Como señalan Levitsky y Ziblatt en su libro sobre la muerte de las democracias, el filtraje de candidatos es un papel que corresponde a los partidos políticos. Pueden citarse muchos ejemplos de energúmenos, demagogos, y otros sujetos de apariencia peligrosa que han sido apartados de las listas electorales por sus propios partidos, o de coaliciones de varios partidos para cerrar el paso de candidatos de otro partido estimados peligrosos. Frecuentemente esta labor de filtración se lleva a cabo con apoyo popular directo, generalmente el de los propios militantes.
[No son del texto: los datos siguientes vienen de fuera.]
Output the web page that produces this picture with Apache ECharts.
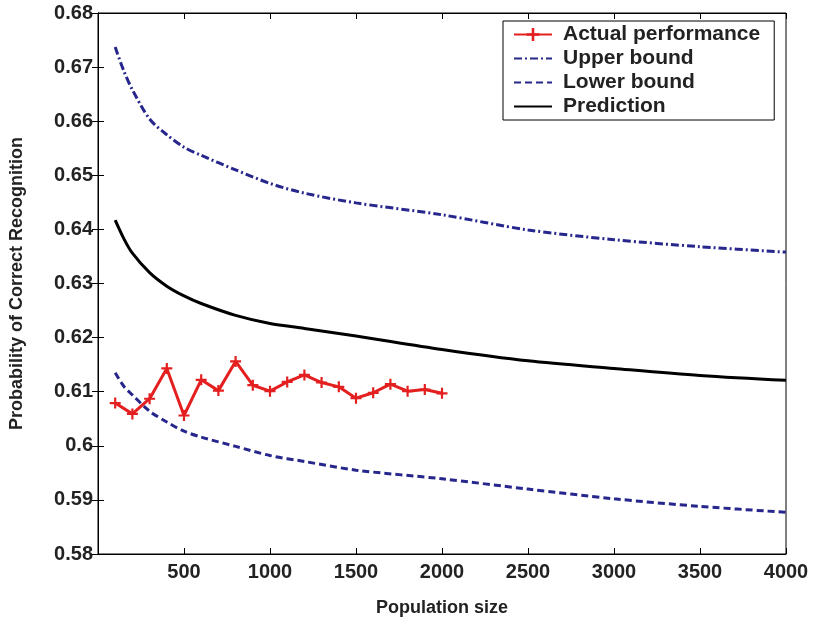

Sin embargo, los partidos pueden fallar. En particular, los que están en decadencia son muy vulnerables a los cánticos de sirena de los demagogos y, ése ha sido precisamente el caso de nuestros indeseables favoritos, Trump y Sánchez. El Partido Republicano en Estados Unidos llevaba, hasta esta última elección, varios decenios sin sacar mayoría en el voto popular: las anteriores elecciones de Trump en 2016, y Bush Jr. en 2000, fueron posibles sólo por haber ganado en compromisarios. Ante esta debilidad, y aunque hubo muy fuerte oposición a la candidatura de Trump en 2016, su gran popularidad hizo que el partido terminara cediendo en aras de una posible victoria, como así fue, aunque de nuevo muy ajustada. 

Algo parecido ocurrió con el PSOE, que, agotado el programa socialdemócrata, entró en estado de shock ante los dos mandatos consecutivos de Aznar y decidió cambiar de piel, abandonar la socialdemocracia histórica y convertirse en un partido populista y woke, amén de recurrir a toda clase de artimañas espurias y nunca aclaradas (las bombas de Atocha) y a pactos contra natura, como los que permitieron la moción de censura de 2018 y la escandalosa investidura de 2023. Pero además de esto, el PSOE estuvo a punto de expulsar a Sánchez del partido por acusaciones de intento de pucherazo en unas elecciones internas en 2014. No lo hizo, y en plena crisis del partido, Sánchez logró ser reelegido secretario general y, cuatro años más tarde, desbancar a Rajoy en la presidencia gracias a su primer pacto con separatistas y terroristas. Como los republicanos ante Trump, los socialistas se rindieron ante un indeseable porque alcanzó el poder.

«Esta labor de limpieza ética ha ocurrido, si bien una sola vez, en un partido español y de una manera sorprendente: a cargo de Ayuso»

Los partidos políticos son entes demasiado dependientes de las expectativas electorales para ser de fiar en su labor ética de limpiar la política de indeseables. Los españoles, por añadidura, son, contra lo que manda la Constitución, muy poco democráticos, organizados de forma piramidal con todo el poder en la cúspide (esto se debe sobre todo al sistema electoral de listas cerradas y bloqueadas, como en otro lugar he comentado: El Mundo, 29-XII-23). Sin embargo, esta labor de limpieza ética ha ocurrido, si bien una sola vez, en un partido español y de una manera realmente sorprendente: a cargo de una mujer, que se rebeló contra el presidente de su partido al que desalojó de su puesto.

Sí, hay mujeres que tienen más redaños que los hombres; y, sí, me refiero a Isabel Díaz Ayuso, presidenta de la Comunidad de Madrid, a la que Pablo Casado, el presidente de su propio partido, estaba tratando de denunciar falsamente, con la complicidad el PSOE, porque tenía celos políticos de ella. Y contra todo pronóstico, la pirámide no pudo con Ayuso, que contó con el apoyo masivo de los militantes del partido. Casado tuvo que dimitir, y fue sustituido por el actual presidente, Alberto Núñez Feijóo. Fue algo inusitado, sin precedentes, en que un David femenino derrocó a un Goliat jerárquico y traicionero. Yo creo que ni este conjunto de pusilánimes que integran la directiva del PP se han dado cuenta de la singularidad de lo que ocurrió en su partido en la primavera de 2022. El PSOE estuvo a punto de hacer algo parecido en 2014, pero no remató la faena, y Sánchez se volvió a colar dentro. Tampoco la remató el PP, expulsando a Casado. Aunque no parece que éste tenga ya posibilidades, la ética y la estética siguen exigiendo la expulsión.

Resumiendo: el caso es que Trump y Sánchez están ahí. Las consecuencias en España están siendo catastróficas. Ya veremos qué ocurre con Trump.